To stop the drain on our health care system caused by
these types of fraud, we must make anti-fraud enforcement stronger and
more effective. Much has been done to improve enforcement since
the late 1990s, but we can and must go further.
Much attention has been devoted to fraud in the
Medicare and Medicaid programs. This fraud is significant, it
undermines taxpayers, doctors and patients, and we must do everything we
can to stop it. I hope today we will hear that real progress is
being made in that area. But it is important to remember that
health care fraud does not occur solely in the public sector.
Private health insurers also see billions of dollars in fraud.
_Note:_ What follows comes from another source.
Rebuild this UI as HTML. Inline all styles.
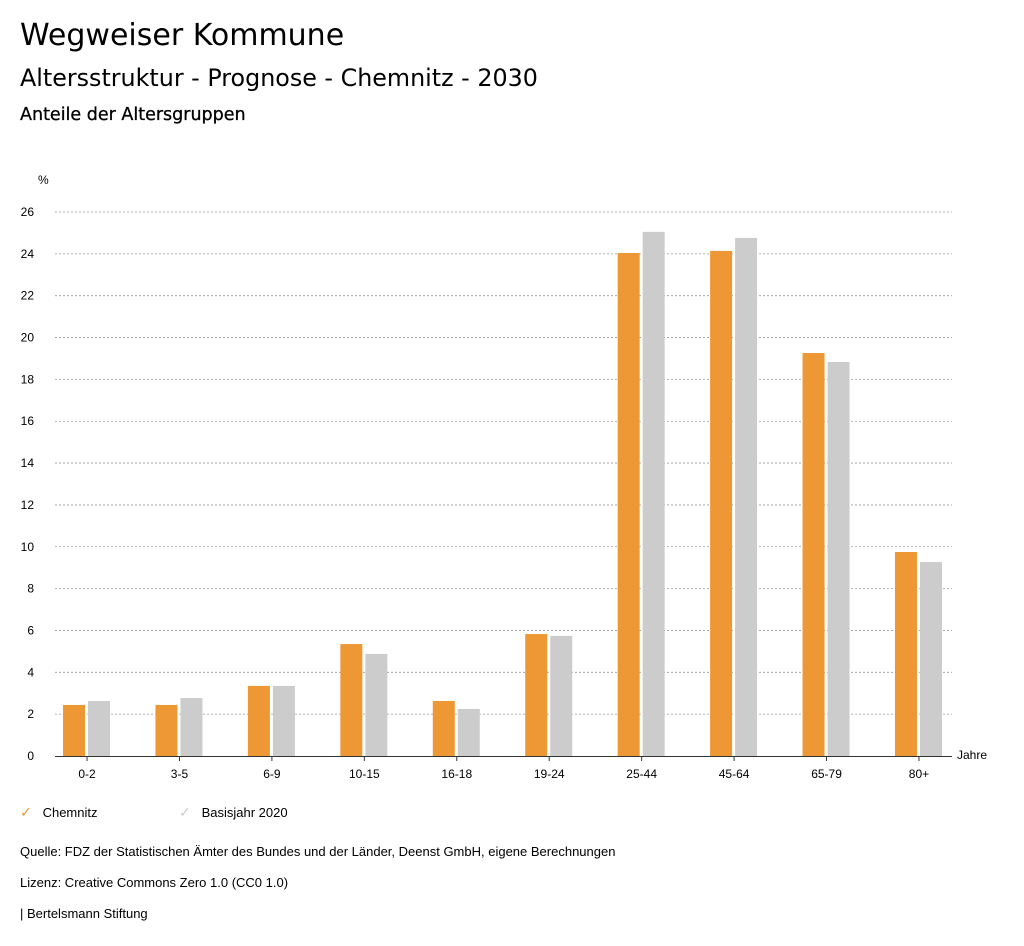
<!DOCTYPE html>
<html><head><meta charset="utf-8">
<style>
body{margin:0;width:1024px;height:946px;background:#fff;font-family:"Liberation Sans",sans-serif;color:#000;position:relative;overflow:hidden}
.t{position:absolute;white-space:nowrap}
.d{font-family:"DejaVu Sans","Liberation Sans",sans-serif}
</style></head>
<body>
<div class="t d" style="left:20px;top:18px;font-size:30px">Wegweiser Kommune</div>
<div class="t d" style="left:20px;top:64px;font-size:23.8px">Altersstruktur - Prognose - Chemnitz - 2030</div>
<div class="t d" style="left:20px;top:105px;font-size:17.5px;font-weight:500;-webkit-text-stroke:0.3px #000">Anteile der Altersgruppen</div>
<svg id="chart" width="1024" height="800" style="position:absolute;left:0;top:0" font-family="Liberation Sans, sans-serif"></svg>
<div class="t" style="left:20px;top:804px;font-size:13px"><span style="color:#ee9835;font-size:14px">✓</span>&nbsp;&nbsp;&nbsp;Chemnitz</div>
<div class="t" style="left:179px;top:804px;font-size:13px"><span style="color:#cccccc;font-size:14px">✓</span>&nbsp;&nbsp;&nbsp;Basisjahr 2020</div>
<div class="t" style="left:20px;top:844px;font-size:13px">Quelle: FDZ der Statistischen Ämter des Bundes und der Länder, Deenst GmbH, eigene Berechnungen</div>
<div class="t" style="left:20px;top:875px;font-size:13px">Lizenz: Creative Commons Zero 1.0 (CC0 1.0)</div>
<div class="t" style="left:20px;top:906px;font-size:13px">| Bertelsmann Stiftung</div>
<script>
const categories=["0-2","3-5","6-9","10-15","16-18","19-24","25-44","45-64","65-79","80+"];
const chemnitz=[2.44,2.44,3.35,5.35,2.63,5.83,24.04,24.14,19.26,9.75];
const basis=[2.63,2.77,3.35,4.88,2.25,5.74,25.05,24.76,18.83,9.27];
const yTicks=[0,2,4,6,8,10,12,14,16,18,20,22,24,26];
const svg=document.getElementById('chart');
const NS='http://www.w3.org/2000/svg';
const y0=756,yTop=212,yMax=26;
const y=v=>y0-(v/yMax)*(y0-yTop);
const band=92.44,bx0=40.8;
const x=i=>bx0+i*band;
function mk(tag,a){const e=document.createElementNS(NS,tag);for(const k in a)e.setAttribute(k,a[k]);svg.appendChild(e);return e;}
yTicks.forEach(t=>{
 if(t>0){const l=mk('line',{x1:55,x2:952,y1:y(t),y2:y(t),stroke:'#999','stroke-dasharray':'2,2','stroke-width':0.8});
 
 }
 const tx=mk('text',{x:34,y:y(t)+4,'font-size':12,'text-anchor':'end'});tx.textContent=t;
 
 
});
const ax=mk('line',{x1:55,x2:952,y1:y0+0.5,y2:y0+0.5,stroke:'#333','stroke-width':1});


const pu=mk('text',{x:38,y:184,'font-size':12});pu.textContent='%';


const ja=mk('text',{x:957,y:759,'font-size':12});ja.textContent='Jahre';


categories.forEach((c,i)=>{
 const cx=x(i)+band/2;
 const r1=mk('rect',{x:cx-24,y:y(chemnitz[i]),width:22,height:y0-y(chemnitz[i]),fill:'#ee9835'});
 
 
 const r2=mk('rect',{x:cx+1,y:y(basis[i]),width:22,height:y0-y(basis[i]),fill:'#cccccc'});
 
 
 const tk=mk('line',{x1:cx,x2:cx,y1:y0,y2:y0+5,stroke:'#333'});
 
 
 const t=mk('text',{x:cx,y:778,'font-size':12,'text-anchor':'middle'});t.textContent=c;
 
 
});
</script>
</body></html>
That fraud is often harder for the Government to track. Private
companies have less incentive to report it, but it is a grave problem
that we need to address.
The Finance Committee and the HELP Committee both
worked hard to develop health care reform legislation. I worked
with leaders from both Committees on fraud provisions, and I have
encouraged both Committees to include the strongest possible anti-fraud
measures. I am gratified that their legislative proposals
incorporate important provisions focused on fraud, waste, and abuse.
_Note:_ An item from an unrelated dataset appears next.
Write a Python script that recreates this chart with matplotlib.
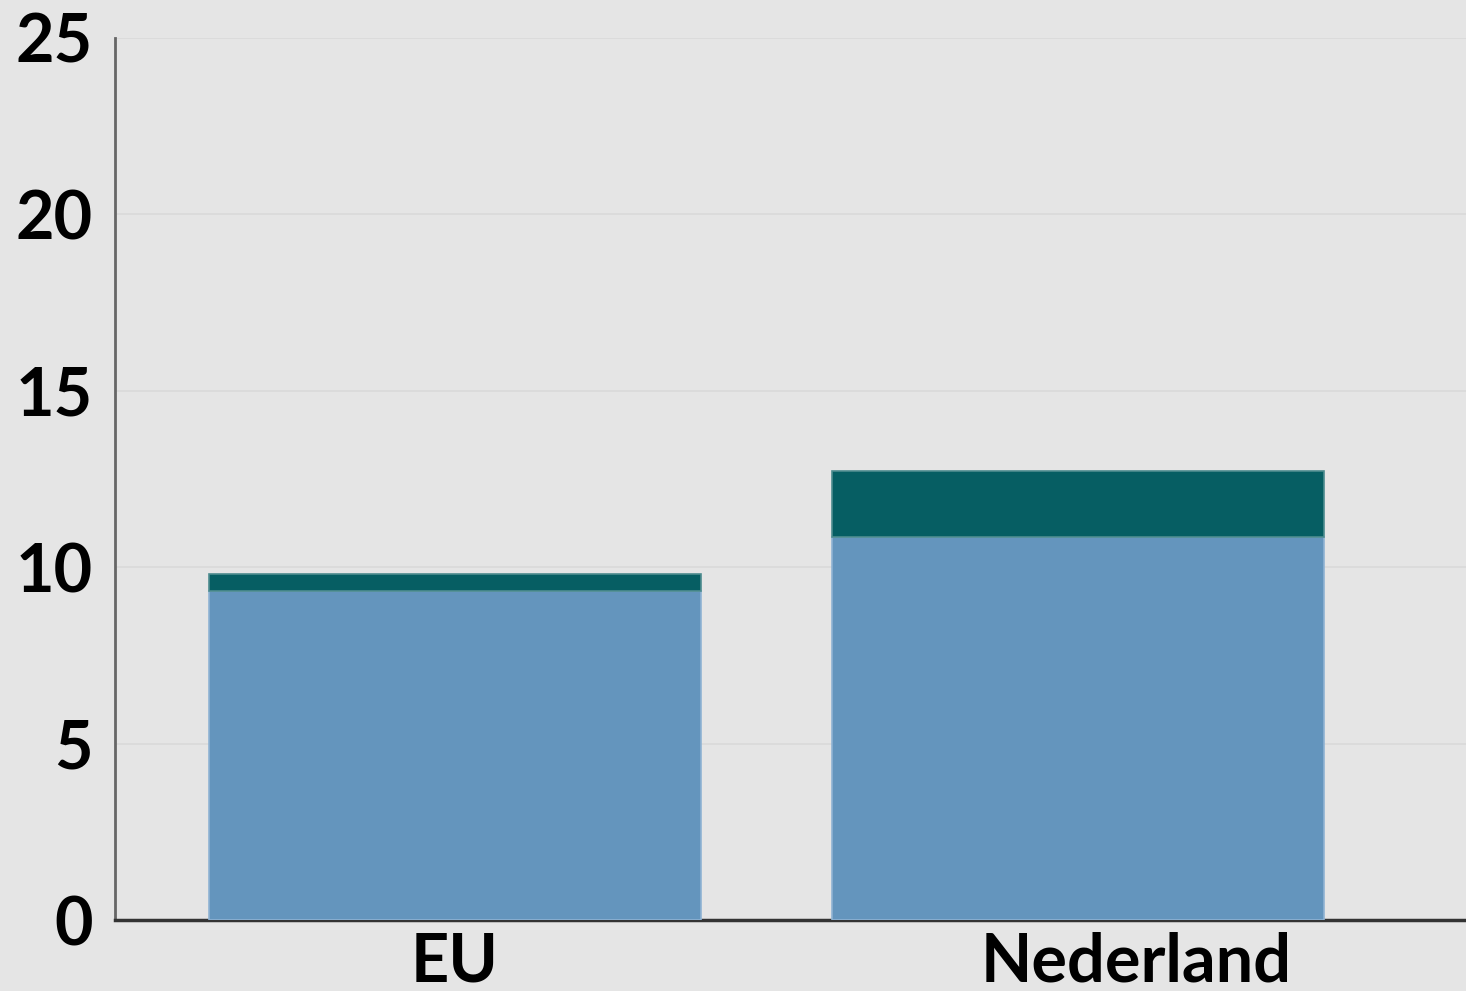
import matplotlib.pyplot as plt
import matplotlib.transforms as mtransforms
import numpy as np

# data
regions = ["EU", "Nederland"]
lower = [9.33, 10.85]
upper = [0.48, 1.89]
yticks = [0, 5, 10, 15, 20, 25]

bg = "#e5e5e5"
blue = "#6495bd"
teal = "#065e63"

fig = plt.figure(figsize=(14.66, 9.91), dpi=100, facecolor=bg)
ax = fig.add_axes([0.0784, 0.0716, 0.9216, 0.8901])
ax.set_facecolor(bg)

x = np.arange(len(regions))
ax.bar(x, lower, width=0.79, color=blue, edgecolor="#8fb3d3", linewidth=1.2, zorder=3)
ax.bar(x, upper, bottom=lower, width=0.79, color=teal, edgecolor="#4d8c8f",
       linewidth=1.2, zorder=3)

ax.set_xlim(-0.546, 1.623)
ax.set_ylim(0, 25)
ax.set_yticks(yticks)
ax.set_xticks(x)
ax.set_xticklabels(regions)
ax.yaxis.grid(True, color="#d9d9d9", linewidth=1.2, zorder=0)

for lab in ax.get_yticklabels() + ax.get_xticklabels():
    lab.set_fontfamily("Lato")
    lab.set_fontweight("bold")
    lab.set_fontsize(48)
ax.tick_params(axis="both", length=0)
ax.tick_params(axis="y", pad=16)
ax.tick_params(axis="x", pad=8)

# the second label sits right of its bar centre in the reference
nl = ax.get_xticklabels()[1]
nl.set_transform(nl.get_transform() + mtransforms.ScaledTranslation(0.58, 0, fig.dpi_scale_trans))

for s in ["top", "right"]:
    ax.spines[s].set_visible(False)
ax.spines["left"].set_color("#666666")
ax.spines["left"].set_linewidth(2)
ax.spines["bottom"].set_color("#333333")
ax.spines["bottom"].set_linewidth(2.5)

fig.savefig("out.png", dpi=100, facecolor=bg)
I am glad that pending legislation would expand the
Health Care Fraud and Abuse Control program, which funds our Federal
anti-fraud efforts. This program has been a great success over the
years, but it needs additional investigators and prosecutors to continue
to fight health care fraud effectively. Since its creation in
1996, the program has recovered and restored to the Medicare Trust Fund
more than $11 billion dollars lost to fraud. According to the
Justice Department, every dollar spent on health care fraud enforcement
returns four dollars to the U.S. Treasury. Estimates by
independent, non-government entities suggest that the return is even
greater. Investing more money in health care fraud enforcement is
good policy and good economics.
I am also glad that pending legislation includes
provisions allowing for more access by law enforcement to essential
information. The fight against health care fraud requires Federal
investigators to have appropriate access to the data and information
needed to root out fraud.
I am heartened by the significant and impressive steps
the administration has already taken to step up health care fraud
prevention and enforcement, and I am also pleased with the real progress
represented by the anti-fraud provisions of the Finance and HELP
Committee bills. I was glad to contribute to those efforts.
But I believe that we must do everything we can to ensure that those
responsible for rooting out health care fraud have the tools they need.
That is why I have been working closely with Senators Kaufman and
Specter, and others, to develop important additional anti-fraud
measures. We will be introducing a bill soon that we hope will add
to the already impressive anti-fraud efforts we are seeing this year.
We all agree that reducing
the cost of health care for American citizens is a critical goal of
health care reform. I hope we can reach a consensus that stopping
health care fraud and the many billions of dollars it drains from the
system each year is a vital part of that effort.
I look forward to hearing about the efforts of the
Justice Department and Health and Human Services to more effectively
combat fraud. We in Congress can do our part to ensure that, when
we pass a health care reform bill, it includes all the tools and
resources needed to crack down on the scourge of health care fraud.